A year or so ago, around the time I quit my full-time job and started working from home, I noticed that screen time was making me jittery. Since I now rely solely on it to get work done and feel connected, everything I see online seems to require some sort of response from me—file, share, comment, retweet, copy link+email with incisive comment. At the very least, I have to scroll, scroll, scroll. I always have about 7 tabs open with articles I mean to read. I want to read them. But I keep hurtling past, looking for more sharp things to snag my attention on, more tabs to open. This ride was making me sick, but I couldn’t stop.
Around the same time, I started listening to Serial (by the way, season 2 of Serial will be out in September 2015). It was a good companion on walks. (Music was starting to stress me out too—I could never find that one perfect song, so I’d keep skipping tracks till the low hum of irritation was all I could hear.) How a long-winded, inconclusive investigation into a murder that took place 16 years ago managed to engage and thrill, I can’t explain. But it did and it was the song I’d been searching for.

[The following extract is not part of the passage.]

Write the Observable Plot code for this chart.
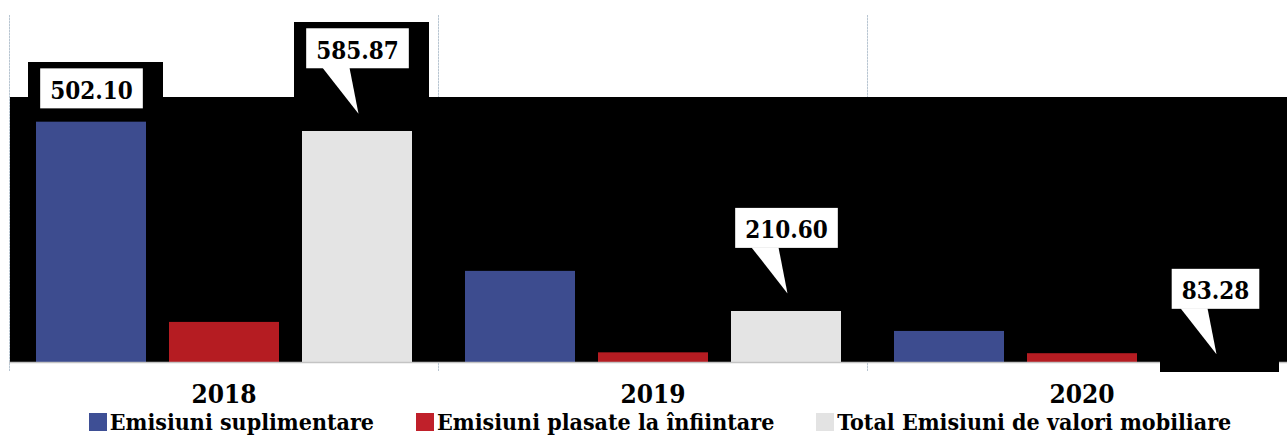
<!DOCTYPE html>
<html>
<head>
<meta charset="utf-8">
<script src="https://cdn.jsdelivr.net/npm/d3@7"></script>
<script src="https://cdn.jsdelivr.net/npm/@observablehq/plot@0.6"></script>
<style>
  html, body { margin: 0; padding: 0; background: #fff; overflow: hidden; }
  #wrap { width: 1287px; height: 436px; overflow: hidden; position: relative; }
  #legend { display: flex; justify-content: center; align-items: center; width: 1296px;
            font-weight: bold; font-size: 23px; line-height: 24px; color: #000; margin-top: 2px; padding-left: 24px; box-sizing: border-box; }
  #legend .item { display: flex; align-items: center; margin: 0 21px; white-space: nowrap; }
  #legend .sw { width: 18px; height: 18px; margin-right: 3px; flex: none; }
</style>
</head>
<body>
<div id="wrap"></div>
<script>
// ---- data ----
const years = ["2018", "2019", "2020"];
const seriesNames = ["Emisiuni suplimentare", "Emisiuni plasate la înfiintare", "Total Emisiuni de valori mobiliare"];
const suplimentare = [502.10, 190.40, 64.90];
const plasate = [83.77, 20.20, 18.38];
const total = [585.87, 210.60, 83.28];
const suplLabelYears = ["2018"];
const seriesColors = ["#3d4c8f", "#b51c22", "#e4e4e4"];
const legendColors = ["#3e4f95", "#c0202a", "#e3e3e3"];

const FONT = '"DejaVu Serif Condensed", "DejaVu Serif", "Liberation Serif", serif';

const rows = years.flatMap((year, i) => [
  {year, series: seriesNames[0], value: suplimentare[i]},
  {year, series: seriesNames[1], value: plasate[i]},
  {year, series: seriesNames[2], value: total[i]}
]);
const suplLabels = rows.filter(d => d.series === seriesNames[0] && suplLabelYears.includes(d.year));
const totalLabels = rows.filter(d => d.series === seriesNames[2]);
const fmt = d3.format(".2f");

const svg = Plot.plot({
  width: 1296,
  height: 408,
  marginTop: 15,
  marginBottom: 46,
  marginLeft: 8,
  marginRight: 0,
  style: {fontFamily: FONT, background: "transparent", maxWidth: "none", overflow: "visible", color: "#000"},
  fx: {domain: years, padding: 0, axis: null, label: null},
  x: {domain: seriesNames, paddingInner: 0.176, paddingOuter: 0.2, axis: null},
  y: {domain: [0, 725], axis: null},
  color: {domain: seriesNames, range: seriesColors},
  marks: [
    Plot.frame({anchor: "left", stroke: "#b9c6d2", strokeDasharray: "1.5 1.5", insetBottom: -8}),
    Plot.frame({fill: "black", stroke: "none", insetTop: 81, shapeRendering: "crispEdges"}),
    Plot.barY(rows, {fx: "year", x: "series", y: "value", fill: "series"}),
    Plot.ruleY([0], {stroke: "#c4c4c4", strokeWidth: 1.5}),
    Plot.axisFx({anchor: "bottom", tickSize: 0, tickPadding: 22, fontSize: 26, fontWeight: "bold", label: null}),
    Plot.text(suplLabels, {fx: "year", x: "series", y: "value", text: d => fmt(d.value), dy: -31, fontSize: 24, fontWeight: "bold", fill: "#000"}),
    Plot.text(totalLabels, {fx: "year", x: "series", y: "value", text: d => fmt(d.value), dy: -31, fontSize: 24, fontWeight: "bold", fill: "#000"})
  ]
});

const wrap = document.getElementById("wrap");
wrap.appendChild(svg);

// ---- callout boxes around the value labels ----
const ns = "http://www.w3.org/2000/svg";
const rootBox = svg.getBoundingClientRect();
const rootCTMinv = svg.getScreenCTM().inverse();
const overlay = document.createElementNS(ns, "g");
overlay.setAttribute("aria-label", "callouts");
svg.appendChild(overlay);
function el(name, attrs) {
  const e = document.createElementNS(ns, name);
  for (const k in attrs) e.setAttribute(k, attrs[k]);
  return e;
}
const textGroups = [...svg.querySelectorAll('g[aria-label="text"]')];
textGroups.forEach((grp, gi) => {
  const withPointer = gi === textGroups.length - 1;
  [...grp.querySelectorAll("text")].forEach(t => {
    const cs = getComputedStyle(t);
    const r = t.getBoundingClientRect();
    const cx = r.left + r.width / 2 - rootBox.left;
    const cy = r.top + r.height / 2 - rootBox.top;
    const bw = r.width + 20, bh = 40;
    const bx = cx - bw / 2, by = cy - 2 - bh / 2;
    const bottomExtra = withPointer ? 63 : 0;
    overlay.appendChild(el("rect", {x: bx - 12, y: by - 6, width: bw + 32, height: bh + 6 + bottomExtra, fill: "#000", "shape-rendering": "crispEdges"}));
    overlay.appendChild(el("rect", {x: bx, y: by, width: bw, height: bh, fill: "#fff"}));
    if (withPointer) {
      const b = by + bh - 0.5;
      overlay.appendChild(el("polygon", {points: `${cx - 35},${b} ${cx - 8},${b} ${cx + 1},${b + 46}`, fill: "#fff"}));
    }
    const m = rootCTMinv.multiply(t.parentNode.getScreenCTM());
    const g = el("g", {transform: `matrix(${m.a},${m.b},${m.c},${m.d},${m.e},${m.f})`});
    g.style.fontSize = cs.fontSize;
    g.style.fontWeight = cs.fontWeight;
    g.style.fontFamily = cs.fontFamily;
    g.setAttribute("text-anchor", cs.textAnchor || "middle");
    g.setAttribute("fill", "#000");
    g.appendChild(t);
    overlay.appendChild(g);
  });
});

// ---- legend ----
const legend = document.createElement("div");
legend.id = "legend";
legend.style.fontFamily = FONT;
seriesNames.forEach((name, i) => {
  const item = document.createElement("div");
  item.className = "item";
  const sw = document.createElement("span");
  sw.className = "sw";
  sw.style.background = legendColors[i];
  const label = document.createElement("span");
  label.textContent = name;
  item.appendChild(sw);
  item.appendChild(label);
  legend.appendChild(item);
});
wrap.appendChild(legend);
</script>
</body>
</html>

You can listen to a podcast in complete passivity: no one’s nudging you to share or comment. It’s still too niche a medium to have much annoying buzz around it, plus there’s a sense of discovery every time you listen to something good. Bonus: it spares your eyes the backlit bombardment.

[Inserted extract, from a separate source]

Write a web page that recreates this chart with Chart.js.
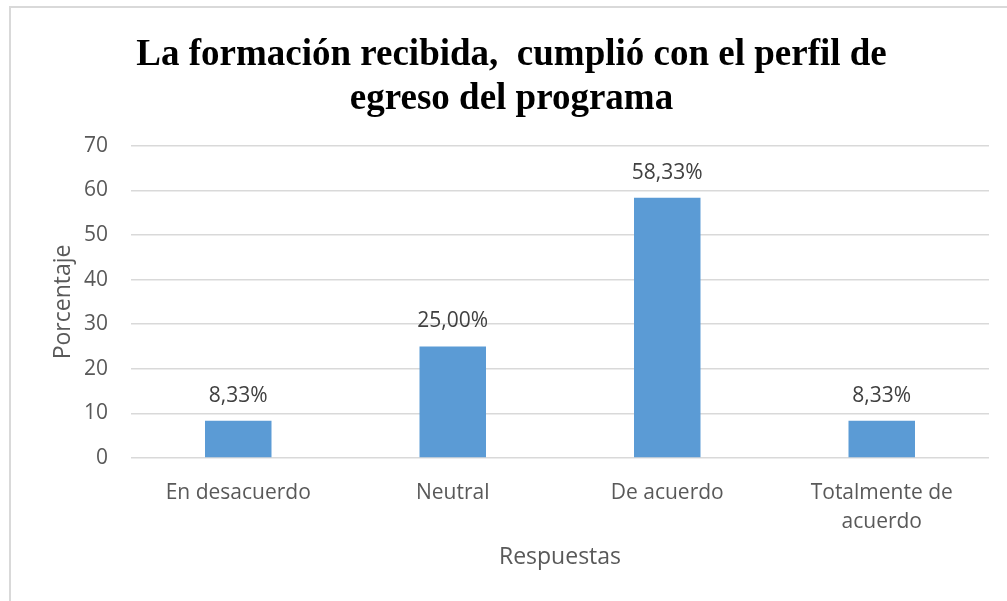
<!DOCTYPE html>
<html>
<head>
<meta charset="utf-8">
<script src="https://cdn.jsdelivr.net/npm/chart.js@4/dist/chart.umd.min.js"></script>
<style>
    body { margin: 0; background: #fff; }
    #wrap { position: relative; width: 1007px; height: 601px; overflow: hidden; }
    #marco { position: absolute; left: 9px; top: 6px; width: 1100px; height: 700px; border-left: 2px solid #d9d9d9; border-top: 2px solid #d9d9d9; pointer-events: none; }
</style>
</head>
<body>
<div id="wrap">
    <canvas id="myChart" width="1007" height="601"></canvas>
    <div id="marco"></div>
</div>
<script>
/** 数据 */
var categorias = ['En desacuerdo', 'Neutral', 'De acuerdo', ['Totalmente de', 'acuerdo']]
var porcentajes = [8.33, 25.00, 58.33, 8.33]
var ticksY = [0, 10, 20, 30, 40, 50, 60, 70]
var titulo = ['La formación recibida,  cumplió con el perfil de', 'egreso del programa']

var grafico = {
    init: function () {
        grafico.funcs.createChart()
    },
    funcs: {
        // etiquetas encima de las barras
        etiquetas: {
            id: 'etiquetas',
            afterDatasetsDraw: function (chart) {
                var ctx = chart.ctx
                var meta = chart.getDatasetMeta(0)
                ctx.save()
                ctx.font = '21px "Open Sans"'
                ctx.fillStyle = '#404040'
                ctx.textAlign = 'center'
                ctx.textBaseline = 'middle'
                meta.data.forEach(function (bar, i) {
                    var txt = porcentajes[i].toFixed(2).replace('.', ',') + '%'
                    ctx.fillText(txt, bar.x, bar.y - 25)
                })
                ctx.restore()
            }
        },
        createChart: function () {
            var ctx = document.getElementById('myChart').getContext('2d')
            new Chart(ctx, {
                type: 'bar',
                data: {
                    labels: categorias,
                    datasets: [{
                        data: porcentajes,
                        backgroundColor: '#5B9BD5',
                        categoryPercentage: 1,
                        barPercentage: 0.31
                    }]
                },
                options: {
                    responsive: false,
                    animation: false,
                    layout: { padding: { left: 34, right: 18, top: 0, bottom: 0 } },
                    plugins: {
                        legend: { display: false },
                        tooltip: { enabled: false },
                        title: {
                            display: true,
                            text: titulo,
                            color: '#000',
                            font: { family: '"Liberation Serif"', size: 37, weight: 'bold', lineHeight: 1.2 },
                            padding: { top: 33, bottom: 24 }
                        }
                    },
                    scales: {
                        x: {
                            grid: { display: false },
                            border: { display: false },
                            ticks: { color: '#595959', padding: 12, font: { family: '"Open Sans"', size: 21, lineHeight: 1.4 } },
                            title: { display: true, text: 'Respuestas', color: '#595959', font: { family: '"Open Sans"', size: 23 }, padding: { top: 0, bottom: 30 } },
                            afterFit: function (scale) { scale.height = 143 }
                        },
                        y: {
                            min: 0,
                            max: 70,
                            afterBuildTicks: function (scale) {
                                scale.ticks = ticksY.map(function (v) { return { value: v } })
                            },
                            grid: { color: '#d9d9d9', lineWidth: 1.5, drawTicks: false },
                            border: { display: false },
                            ticks: { color: '#595959', padding: 23, font: { family: '"Open Sans"', size: 21 } },
                            title: { display: true, text: 'Porcentaje', color: '#595959', font: { family: '"Open Sans"', size: 23 }, padding: { top: 16, bottom: 0 } },
                            afterFit: function (scale) { scale.width = 97 }
                        }
                    }
                },
                plugins: [grafico.funcs.etiquetas]
            })
        }
    }
}
grafico.init()
</script>
</body>
</html>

Soon, podcasts became little pools of clear reflection amid chaotic colour and noise. First, there’s the almost tactile pleasure of hearing a human voice this close. Through earphones, it acquires this gentle thrumming effect. Then, narrowing your focus to just voices puts you in an almost meditative state. And if you pick podcasts like the ones on this by-no-means-comprehensive list, you’ll hear something interesting every single time.
The Intersection
In this research-driven podcast from the Audiomatic network, journalists Padmaparna Ghosh and Samanth Subramanian scan the overlaps between science, culture and history for new truths. Episodes investigate everything from Himalayan earthquakes to the strange rise in twin births.
Criminal
Till you get your hands on the second season of Sarah Koenig’s polarising podcast (out this fall), tune in to Criminal’s crisp 20-minute episodes, similar to Serial in narrative style. The series draws you in with intimate, interview-led accounts of chilling crime stories, like the story of the ex-con out to avenge his sister’s murder. The search for the killer leads back to his family.
Reply All
Hosts Alex Goldman and PJ Vogt are cool nerds snooping around the dusty crevices of the World Wide Web for a good story. Their droll humour will have you hooked to the most insipid web scandals, whether it’s the illicit trading of domain names or an interview with the most wanted man in cyberspace — the inventor of pop-up ads.
This American Life
This American Life—home to the creators of Serial—narrates journalistic stories backed by excellent reportage and a compelling voice. Each weekly episode presented by Ira Glass has a theme that is covered in ‘acts’. Each act focuses on a different aspect of the theme or takes it a bit deeper. Each episode is only available for a week after which you have to subscribe to access it or stream from their radio for free.
Death, Sex & Money
It’s all the three subjects we don’t talk about, but really should. The host Anna Sale is good at drawing out the most fascinating confessions from the people she interviews. They are regular people with highly irregular experiences: a woman who married the gay father of her child, a husband who has had to admit his wife in a psych ward, a funeral director who cares too much. This podcast contains all the thrill of eavesdropping on a private conversation.
Invisibilia
Invisibilia delves into the world we cannot see with the most cryptic themes—how to be Batman, the secret history of thoughts—fleshes them out with science and research, and tells these stories with all the old-fashioned tools of intrigue, like cliffhangers and red herrings. Absolutely riveting stuff.